The main concerns are inevitably about the auction system. Low quoting comes in for particular attention, as does passing-in properties even though the top bid is within the price range quoted by estate agents. Some critics even go so far as to propose that to fix these problems the real estate industry should be treated like the stock market, with its legislated transparency and continuous disclosure processes. But is it feasible or even desirable for these rules to be applied to property?
There is a critical difference between a typical financial asset - say an ASX-listed stock - and residential property. A stock holding is a share of a publicly listed company. You only own it for the purposes of investment. In contrast, a residential property may well be an investment, and is something that is traded, but it is also - here is the key issue - a private asset. And while one share in a company is identical to another, every residential property is unique.

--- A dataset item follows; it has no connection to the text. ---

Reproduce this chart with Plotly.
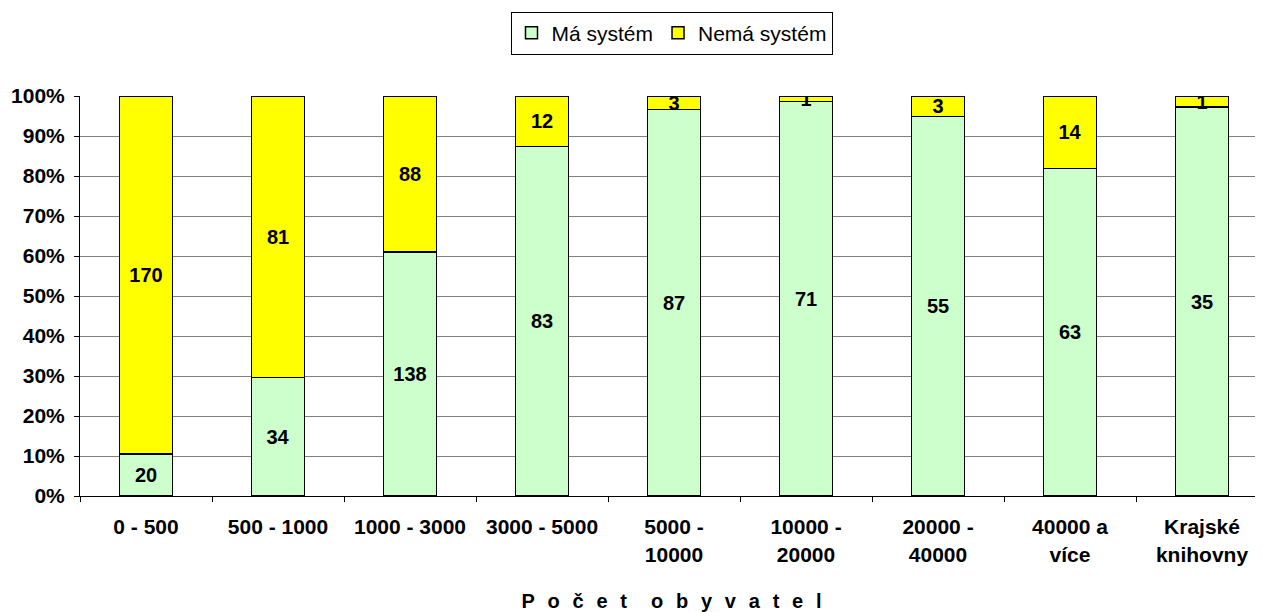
import plotly.graph_objects as go

categories = ["0 - 500", "500 - 1000", "1000 - 3000", "3000 - 5000", "5000 -<br>10000",
              "10000 -<br>20000", "20000 -<br>40000", "40000 a<br>více", "Krajské<br>knihovny"]
ma_system = [20, 34, 138, 83, 87, 71, 55, 63, 35]
nema_system = [170, 81, 88, 12, 3, 1, 3, 14, 1]
y_ticks = list(range(0, 101, 10))
y_tick_labels = [f"{v}%" for v in y_ticks]

FONT = "Liberation Sans, Arial, sans-serif"
NB = "\u00a0"
GAP = NB * 2 + "\u200a"
title_text = GAP.join("Počet") + NB * 4 + "\u200a" + GAP.join("obyvatel")

fig = go.Figure()
for name, vals, color in [("Má systém", ma_system, "#CCFFCC"),
                          ("Nemá systém", nema_system, "#FFFF00")]:
    fig.add_trace(go.Bar(
        x=categories, y=vals, name=name,
        marker=dict(color=color, line=dict(color="black", width=1.5)),
        text=vals, textposition="inside", insidetextanchor="middle", textangle=0,
        textfont=dict(family=FONT, size=20, color="black", weight="bold"),
        constraintext="none", width=0.4,
    ))

fig.update_layout(
    barmode="stack", barnorm="percent",
    width=1255, height=604,
    margin=dict(l=72, r=0, t=88, b=116, autoexpand=False),
    paper_bgcolor="white", plot_bgcolor="white",
    font=dict(family=FONT, color="black"),
    uniformtext=dict(minsize=20, mode="show"),
    legend=dict(orientation="h", x=0.5, xanchor="center", y=0.994, yanchor="top",
                yref="container", bordercolor="black", borderwidth=1,
                bgcolor="white", font=dict(size=21, family=FONT), traceorder="normal",
                itemwidth=30, tracegroupgap=0),
    xaxis=dict(range=[-0.5, 8.462], showline=True, linecolor="black", linewidth=1,
               ticks="outside", tickson="boundaries", ticklen=5, tickcolor="black",
               tickfont=dict(size=21, family=FONT, weight="bold"),
               ticklabelstandoff=12, automargin=False,
               title=dict(text=title_text,
                          font=dict(size=20, family=FONT, weight="bold"), standoff=40)),
    yaxis=dict(range=[0, 100], showline=True, linecolor="black", linewidth=1,
               ticks="outside", ticklen=5, tickcolor="black",
               tickmode="array", tickvals=y_ticks, ticktext=y_tick_labels,
               showgrid=True, gridcolor="#808080", gridwidth=1,
               tickfont=dict(size=21, family=FONT, weight="bold"),
               ticklabelstandoff=5, automargin=False),
)

fig.write_html("out.html")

Understandably then, property owners are often fiercely self-protective. In fact, they have an almost primeval expectation of privacy and a distinct aversion to attempts by others to impinge on what they can and can't do, including how, when and whether to sell.
So any initiatives to improve transparency must strike a balance between improving governance and not crossing a line where home-owners and investors will rebel due to breaches of privacy. The inherent tension between these competing demands can never be completely resolved to everyone's satisfaction. But we can go some way towards striking a better balance and further enhancing transparency.